Robert S. Rubin, a philanthropist and investment banker, has died at 86. As chairman of the board of the Brooklyn Museum, Rubin defended the institution from censorship after then-mayor Rudy Giuliani took offense at one of its planned exhibits. His son Nathaniel told The New York Times’s Sam Roberts that the cause of Rubin’s death was pneumonia.

In 1999, a scheduled exhibit at the Brooklyn Museum, “Sensation: Young British Artists From the Saatchi Collection,” provoked the ire of then-mayor Rudy Giuliani. As Artsy reports, Giuliani’s press secretary told the New York Daily News — which had published a piece critical of the exhibit — that “assuming the description of the exhibit is accurate, no money should be spent on it.” Giuliani was particularly incensed by Chris Ofili’s “The Holy Virgin Mary,” which, per Roberts’s description, depicts the religious figure “stained with elephant dung.”

During the tense battle that followed, Rubin reportedly played an integral role in standing up to Giuliani. When the Mayor threatened, in the words of The New York Times’s Dan Barry and Carol Vogel, to “cut off all subsidies to the Brooklyn Museum of Art,” Rubin and the rest of the museum’s board refused to capitulate. Rubin led a preemptive suit against the city, accusing Giuliani of violating the first amendment in threatening to withhold city funds.

“This litigation is not just about the Brooklyn Museum of Art,” Rubin said in a press conference at the time, according to The New York Times. “It is being undertaken in the interests of all public institutions — museums, universities and libraries — that are dedicated to the free exchange of ideas and information, and in the interests of the people they serve.”

Eventually, Roberts writes in The Times, the exhibit “came and went,” and Giuliani “called a cease fire,” withdrawing his suit. In his obituary, Roberts quotes Rubin’s remark upon the museum’s victory: “The events of the past six months have only made our institution stronger and more dedicated to our mission.”

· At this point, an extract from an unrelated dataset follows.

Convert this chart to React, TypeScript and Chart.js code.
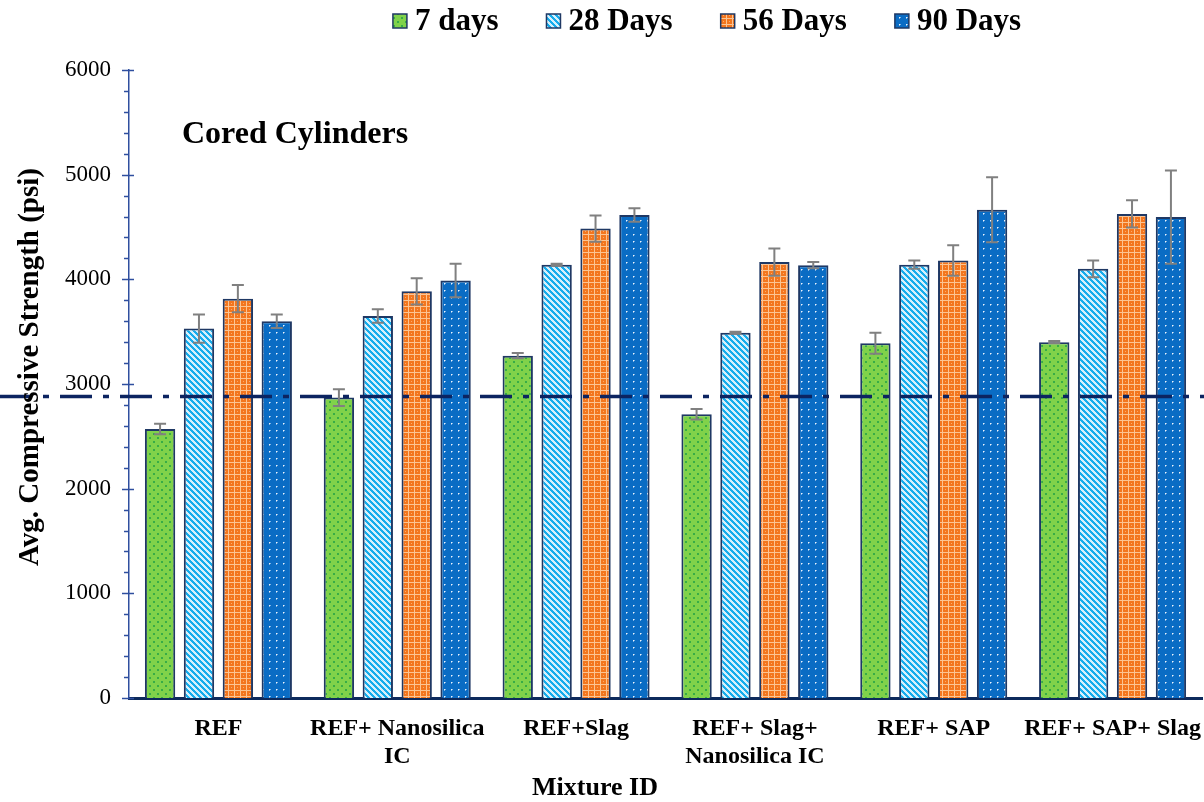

Rubin’s affection for his native borough stretched beyond his role in defending the Brooklyn Museum in this well-publicized legal battle. He was a former board member at the Brooklyn Children’s Museum, according to their website, and was also a longtime benefactor of the Brooklyn Historical Society, according to The New York Times. He and his wife, Martha, who passed away last February, were also founding members of Brooklyn’s St. Ann’s School, according to Martha Rubin’s obituary in The Brooklyn Eagle.